Stated task :: Write out the records below from the first line through the line containing "plt.rcParams['font.family'] = ['Open", leaving out any pictures.

+++ Supplied data +++

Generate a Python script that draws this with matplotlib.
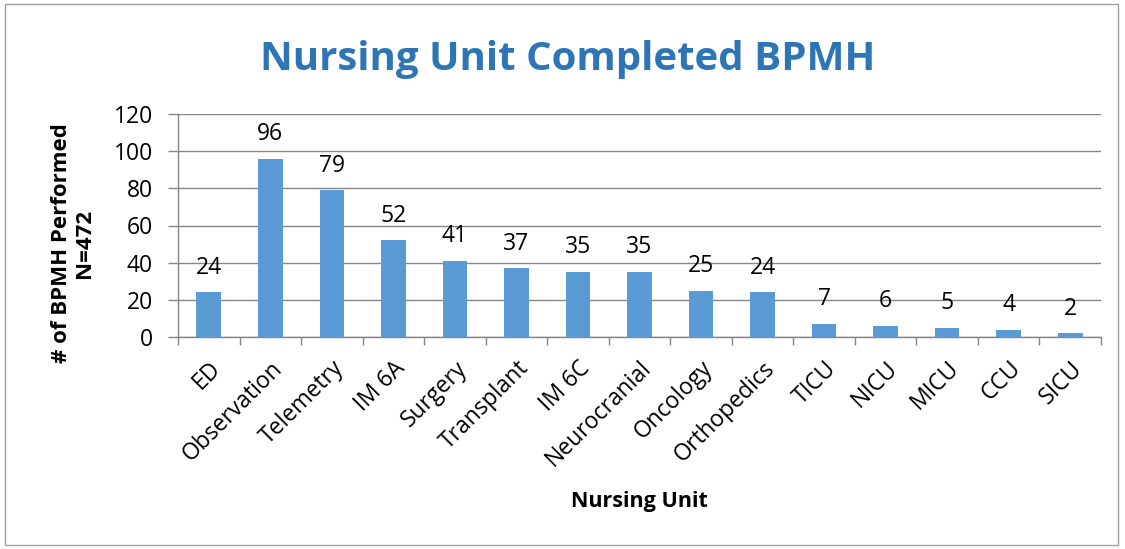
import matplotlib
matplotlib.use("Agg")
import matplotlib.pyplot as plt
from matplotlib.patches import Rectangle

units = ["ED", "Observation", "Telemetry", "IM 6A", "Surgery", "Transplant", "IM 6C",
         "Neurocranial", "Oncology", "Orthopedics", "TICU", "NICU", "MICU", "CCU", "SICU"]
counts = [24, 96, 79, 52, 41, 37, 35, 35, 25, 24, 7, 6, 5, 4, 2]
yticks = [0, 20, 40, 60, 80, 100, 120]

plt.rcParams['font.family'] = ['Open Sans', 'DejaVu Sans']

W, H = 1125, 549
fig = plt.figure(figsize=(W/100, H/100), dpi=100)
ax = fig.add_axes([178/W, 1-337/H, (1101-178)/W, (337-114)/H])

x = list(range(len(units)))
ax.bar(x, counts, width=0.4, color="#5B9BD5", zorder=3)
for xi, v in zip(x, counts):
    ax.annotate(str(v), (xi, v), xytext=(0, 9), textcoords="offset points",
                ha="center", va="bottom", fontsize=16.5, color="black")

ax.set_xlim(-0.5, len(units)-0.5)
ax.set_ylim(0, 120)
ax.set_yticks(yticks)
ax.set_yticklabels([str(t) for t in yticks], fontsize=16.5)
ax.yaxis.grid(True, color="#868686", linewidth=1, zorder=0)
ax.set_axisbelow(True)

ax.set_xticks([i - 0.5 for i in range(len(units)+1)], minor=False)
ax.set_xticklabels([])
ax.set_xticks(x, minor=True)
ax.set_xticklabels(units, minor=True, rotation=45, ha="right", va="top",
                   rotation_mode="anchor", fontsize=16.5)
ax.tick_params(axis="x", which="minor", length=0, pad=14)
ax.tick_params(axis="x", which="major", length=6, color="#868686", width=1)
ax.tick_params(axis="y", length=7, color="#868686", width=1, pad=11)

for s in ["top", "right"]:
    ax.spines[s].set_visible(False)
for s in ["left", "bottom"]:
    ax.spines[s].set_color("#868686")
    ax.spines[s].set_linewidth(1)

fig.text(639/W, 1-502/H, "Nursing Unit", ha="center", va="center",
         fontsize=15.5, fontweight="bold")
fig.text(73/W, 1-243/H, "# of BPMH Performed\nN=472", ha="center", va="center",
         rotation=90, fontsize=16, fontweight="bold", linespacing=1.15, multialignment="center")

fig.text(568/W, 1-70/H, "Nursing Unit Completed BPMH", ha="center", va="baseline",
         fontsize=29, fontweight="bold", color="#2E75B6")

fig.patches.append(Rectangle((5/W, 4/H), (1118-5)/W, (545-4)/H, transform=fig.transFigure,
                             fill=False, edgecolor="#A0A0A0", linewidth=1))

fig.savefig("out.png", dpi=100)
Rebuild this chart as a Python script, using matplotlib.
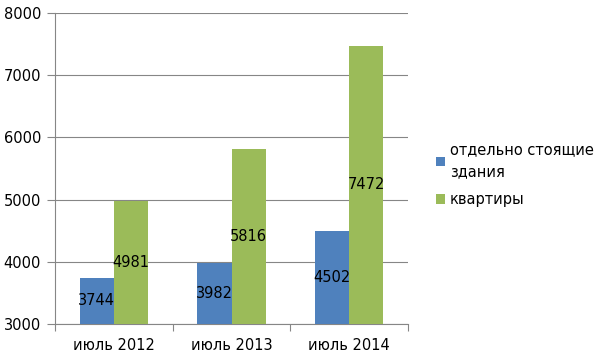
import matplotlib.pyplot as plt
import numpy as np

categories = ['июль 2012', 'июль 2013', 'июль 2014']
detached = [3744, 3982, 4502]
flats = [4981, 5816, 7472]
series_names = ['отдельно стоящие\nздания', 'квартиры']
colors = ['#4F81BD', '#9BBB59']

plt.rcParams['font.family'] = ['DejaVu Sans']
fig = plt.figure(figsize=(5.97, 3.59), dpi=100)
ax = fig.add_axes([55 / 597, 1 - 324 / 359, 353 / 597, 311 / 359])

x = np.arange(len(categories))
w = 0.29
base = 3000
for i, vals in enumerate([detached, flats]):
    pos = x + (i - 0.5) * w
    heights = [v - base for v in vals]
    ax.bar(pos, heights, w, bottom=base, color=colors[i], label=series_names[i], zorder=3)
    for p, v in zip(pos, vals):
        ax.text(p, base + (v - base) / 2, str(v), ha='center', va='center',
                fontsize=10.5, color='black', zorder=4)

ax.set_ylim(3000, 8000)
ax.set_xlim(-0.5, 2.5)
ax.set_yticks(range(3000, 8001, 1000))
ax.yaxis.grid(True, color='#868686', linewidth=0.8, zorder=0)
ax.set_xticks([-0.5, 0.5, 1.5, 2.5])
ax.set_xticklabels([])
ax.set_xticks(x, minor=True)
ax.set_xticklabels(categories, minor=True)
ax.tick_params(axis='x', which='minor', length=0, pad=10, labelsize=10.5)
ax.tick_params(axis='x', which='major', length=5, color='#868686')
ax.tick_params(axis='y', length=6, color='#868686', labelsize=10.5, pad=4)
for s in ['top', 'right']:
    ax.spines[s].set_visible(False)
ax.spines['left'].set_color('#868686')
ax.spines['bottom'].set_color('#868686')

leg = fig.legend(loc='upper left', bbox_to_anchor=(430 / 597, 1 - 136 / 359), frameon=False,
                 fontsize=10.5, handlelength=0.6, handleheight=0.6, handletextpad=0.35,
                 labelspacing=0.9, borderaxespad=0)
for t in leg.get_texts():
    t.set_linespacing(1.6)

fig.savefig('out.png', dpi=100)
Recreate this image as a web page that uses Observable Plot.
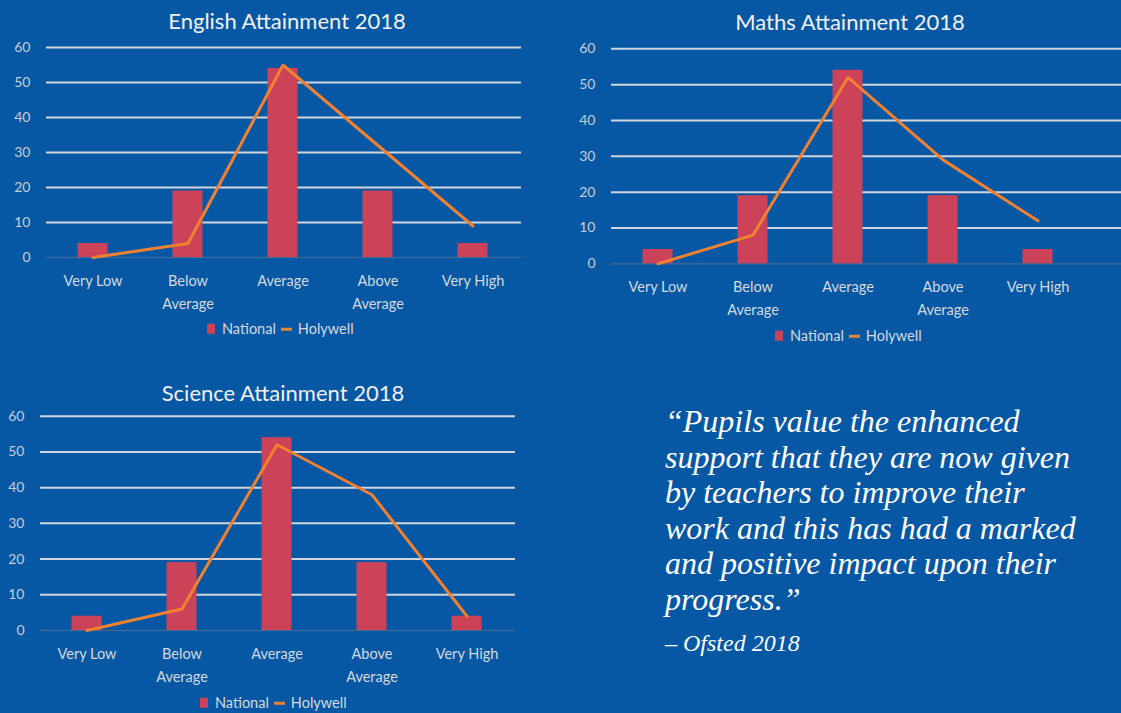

+++

Output of the task ::
Generate a Python script that draws this with matplotlib.
import matplotlib
matplotlib.use("Agg")
import matplotlib.pyplot as plt
from matplotlib.patches import Rectangle

units = ["ED", "Observation", "Telemetry", "IM 6A", "Surgery", "Transplant", "IM 6C",
         "Neurocranial", "Oncology", "Orthopedics", "TICU", "NICU", "MICU", "CCU", "SICU"]
counts = [24, 96, 79, 52, 41, 37, 35, 35, 25, 24, 7, 6, 5, 4, 2]
yticks = [0, 20, 40, 60, 80, 100, 120]

plt.rcParams['font.family'] = ['Open Sans', 'DejaVu Sans']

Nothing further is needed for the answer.